Elsewhere in The Campus one can take in installations that skirt actual direct commentary on the site’s context, such as Michael E. Smith’s quirky deconstruction of the school’s strangely doubled kitchen facility and the choreographer William Forsythe’s outdoor invitation to engage in an ongoing performance on the site’s overgrown football field. Conversely, there are rooms that would look at home in international art invitational contexts, such as the raucous assembly in the school’s gym—a grouping which includes Yinka Shonibare, Lily van der Stokker, Trenton Doyle Hancock, and Madeline Hollander, among others.

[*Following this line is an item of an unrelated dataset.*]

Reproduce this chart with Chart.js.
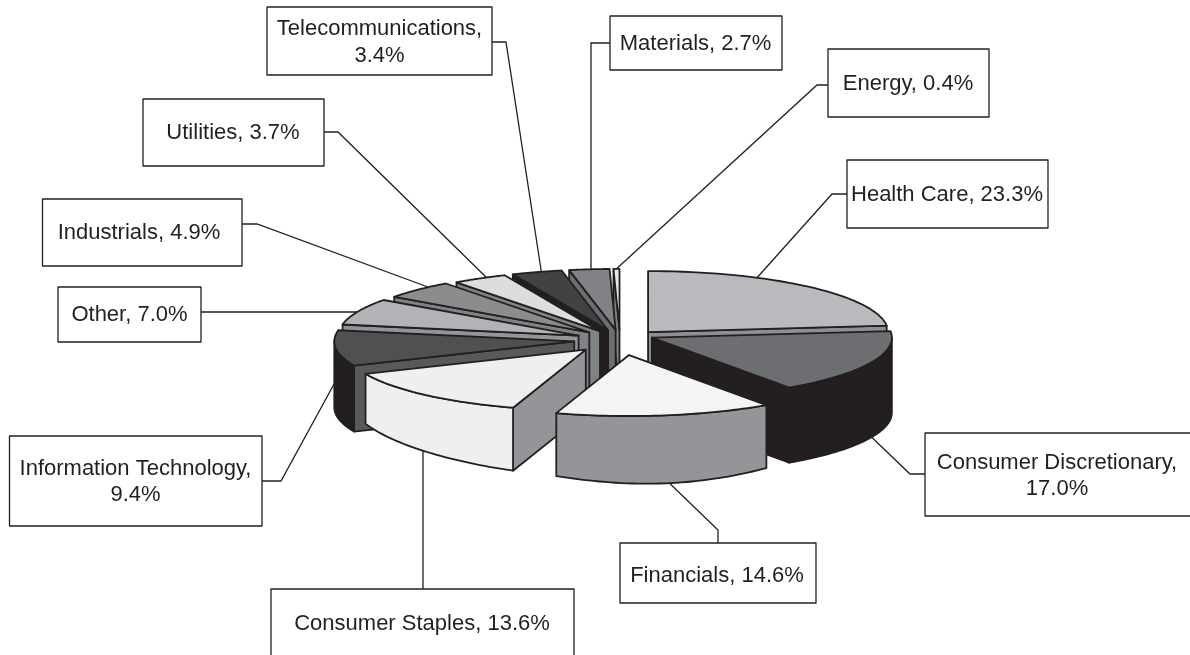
<!DOCTYPE html>
<html lang="en">

<head>
    <meta charset="UTF-8">
    <title>Sector weights</title>
    <script src="https://cdn.jsdelivr.net/npm/chart.js"></script>
    <style>
        html, body { margin: 0; padding: 0; background: #fff; overflow: hidden; }
        canvas { display: block; }
    </style>
</head>

<body>
    <canvas id="sectorPie" width="1190" height="655"></canvas>

    <script>
        const categories = ['Health Care', 'Consumer Discretionary', 'Financials', 'Consumer Staples',
            'Information Technology', 'Other', 'Industrials', 'Utilities', 'Telecommunications', 'Materials', 'Energy'];
        const shares = [23.3, 17.0, 14.6, 13.6, 9.4, 7.0, 4.9, 3.7, 3.4, 2.7, 0.4];

        // how far each wedge is pulled out, and a small vertical nudge
        const explode = [42, 35, 60, 51, 46, 45, 43, 40, 40, 40, 40];
        const lift = [0, -6, 0, 0, 0, 0, 0, 0, 0, 0, 0];

        const topColors = ['#b9babd', '#6d6e71', '#f4f4f5', '#efeff0', '#4f5052', '#b1b3b6', '#8a8c8e', '#dcddde', '#414244', '#808285', '#e6e7e8'];
        const wallColors = ['#939598', '#231f20', '#939598', '#efeff0', '#231f20', '#939598', '#808285', '#808285', '#231f20', '#6d6e71', '#808285'];
        const cutColors = ['#8e8f92', '#231f20', '#939598', '#939598', '#58595b', '#939598', '#808285', '#808285', '#231f20', '#6d6e71', '#808285'];
        const depthStart = [65, 75, 63, 63, 66, 65, 65, 65, 65, 65, 65];
        const depthEnd = [65, 75, 63, 50, 66, 65, 65, 65, 65, 65, 65];
        const depthBulge = [0, 0, 5, 0, 0, 0, 0, 0, 0, 0, 0];

        const SQUASH = 0.254;
        const INK = '#231f20';

        // callout boxes: box rect, text centre + rows, leader polyline
        const callouts = [
            { box: [847, 160, 201, 68], text: [947, [195]], line: [[847, 194], [832, 194], [755, 280]] },
            { box: [925, 433, 275, 83], text: [1057, [463, 489]], line: [[925, 474], [910, 474], [860, 426]] },
            { box: [620, 543, 196, 60], text: [717, [576]], line: [[718, 543], [718, 530], [662, 476]] },
            { box: [271, 589, 303, 80], text: [422, [624]], line: [[423, 589], [423, 445]] },
            { box: [9.5, 436, 252.5, 90], text: [135.5, [469, 495]], line: [[262, 481], [281, 481], [339, 375]] },
            { box: [58, 287, 143, 55], text: [129.5, [315]], line: [[201, 312], [370, 312]] },
            { box: [42.5, 199, 199.5, 67], text: [139, [233]], line: [[242, 224], [257, 224], [436, 290]] },
            { box: [143, 99, 181, 67], text: [233, [133]], line: [[324, 132], [338, 132], [490, 281]] },
            { box: [267, 7, 225, 68], text: [379.5, [29, 56]], line: [[492, 42], [506, 42], [542, 276]] },
            { box: [610, 16, 172, 54], text: [695.6, [44]], line: [[610, 43], [591, 43], [591, 274]] },
            { box: [828, 49, 161, 68], text: [908, [84]], line: [[828, 85], [817, 85], [613, 272]] }
        ];

        function polygon(ctx, pts, fill) {
            ctx.beginPath();
            pts.forEach((p, n) => n ? ctx.lineTo(p[0], p[1]) : ctx.moveTo(p[0], p[1]));
            ctx.closePath();
            ctx.fillStyle = fill;
            ctx.fill();
            ctx.stroke();
        }

        function drawSlice(ctx, arc, i) {
            const { x, y, startAngle: a0, endAngle: a1, outerRadius: r } = arc;
            const mid = (a0 + a1) / 2;
            const ox = x + Math.cos(mid) * explode[i];
            const oy = y + Math.sin(mid) * explode[i] * SQUASH + lift[i];
            const rim = th => [ox + Math.cos(th) * r, oy + Math.sin(th) * r * SQUASH];
            const depthAt = th => {
                const f = (th - a0) / (a1 - a0);
                return depthStart[i] + (depthEnd[i] - depthStart[i]) * f + depthBulge[i] * Math.sin(f * Math.PI);
            };
            const down = (p, d) => [p[0], p[1] + d];
            const apex = [ox, oy];

            ctx.strokeStyle = INK;
            ctx.lineWidth = 1.8;
            ctx.lineJoin = 'round';

            // radial cut faces, only the ones turned towards the viewer
            if (Math.cos(a0) < 0) {
                const d = depthStart[i];
                polygon(ctx, [apex, rim(a0), down(rim(a0), d), down(apex, d)], cutColors[i]);
            }
            if (Math.cos(a1) > 0) {
                const d = depthEnd[i];
                polygon(ctx, [apex, rim(a1), down(rim(a1), d), down(apex, d)], cutColors[i]);
            }

            // outer wall
            const t0 = Math.max(a0, 0);
            const t1 = Math.min(a1, Math.PI);
            if (t1 > t0) {
                const upper = [];
                const lower = [];
                for (let s = 0; s <= 40; s++) {
                    const th = t0 + (t1 - t0) * s / 40;
                    upper.push(rim(th));
                    lower.unshift(down(rim(th), depthAt(th)));
                }
                polygon(ctx, upper.concat(lower), wallColors[i]);
            }

            // top face: library arc, flattened
            ctx.save();
            ctx.translate(ox, oy);
            ctx.scale(1, SQUASH);
            ctx.translate(-x, -y);
            arc.draw(ctx);
            ctx.restore();

            ctx.beginPath();
            ctx.moveTo(apex[0], apex[1]);
            for (let s = 0; s <= 40; s++) {
                const p = rim(a0 + (a1 - a0) * s / 40);
                ctx.lineTo(p[0], p[1]);
            }
            ctx.closePath();
            ctx.stroke();
        }

        const pie3d = {
            id: 'pie3d',
            beforeDatasetsDraw(chart) {
                const ctx = chart.ctx;
                const arcs = chart.getDatasetMeta(0).data;
                const midY = a => Math.sin((a.startAngle + a.endAngle) / 2);

                // leaders go under the pie so they stop at its edge
                ctx.save();
                ctx.strokeStyle = INK;
                ctx.lineWidth = 1.3;
                callouts.forEach(c => {
                    ctx.beginPath();
                    c.line.forEach((p, n) => n ? ctx.lineTo(p[0], p[1]) : ctx.moveTo(p[0], p[1]));
                    ctx.stroke();
                });
                ctx.restore();

                arcs.map((a, i) => i)
                    .sort((p, q) => midY(arcs[p]) - midY(arcs[q]))
                    .forEach(i => drawSlice(ctx, arcs[i], i));
                return false;
            },
            afterDraw(chart) {
                const ctx = chart.ctx;
                ctx.save();
                ctx.strokeStyle = INK;
                ctx.lineWidth = 1.3;
                ctx.font = '22px "Liberation Sans"';
                ctx.textAlign = 'center';
                ctx.textBaseline = 'middle';
                callouts.forEach((c, i) => {
                    ctx.fillStyle = '#fff';
                    ctx.fillRect(...c.box);
                    ctx.strokeRect(...c.box);

                    const name = categories[i] + ',';
                    const pct = shares[i].toFixed(1) + '%';
                    const rows = c.text[1].length > 1 ? [name, pct] : [name + ' ' + pct];
                    ctx.fillStyle = INK;
                    rows.forEach((t, n) => ctx.fillText(t, c.text[0], c.text[1][n]));
                });
                ctx.restore();
            }
        };

        new Chart(document.getElementById('sectorPie'), {
            type: 'pie',
            data: {
                labels: categories,
                datasets: [{
                    data: shares,
                    backgroundColor: topColors,
                    borderWidth: 0
                }]
            },
            options: {
                responsive: false,
                animation: false,
                radius: 240,
                layout: { padding: { left: 50, top: 25 } },
                plugins: {
                    legend: { display: false },
                    tooltip: { enabled: false }
                }
            },
            plugins: [pie3d]
        });
    </script>

</body>

</html>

There’s much more to the exhibition that limited space here can’t allow. Suffice to say the rest is as unexpectedly compelling in its situated juxtapositions as what is described above. Kappeller’s inaugural curation displays a refreshingly light touch. Ultimately, The Campus installation gives a sense that, while it is envisioned as an upstate satellite project by a cohort of significant galleries with an international roster of artists, The Campus is not necessarily a place of business as usual. It remains to be seen if the transformation of a former learning community into a site of aleatory display gels into a new and abiding form of civic investment. The idea of replacing Fordist social engineering for a voluntary shop class in seeing how “things” actually tick is certainly something to look forward to, not only as an art destination, but also as a symbolic experiment in social time.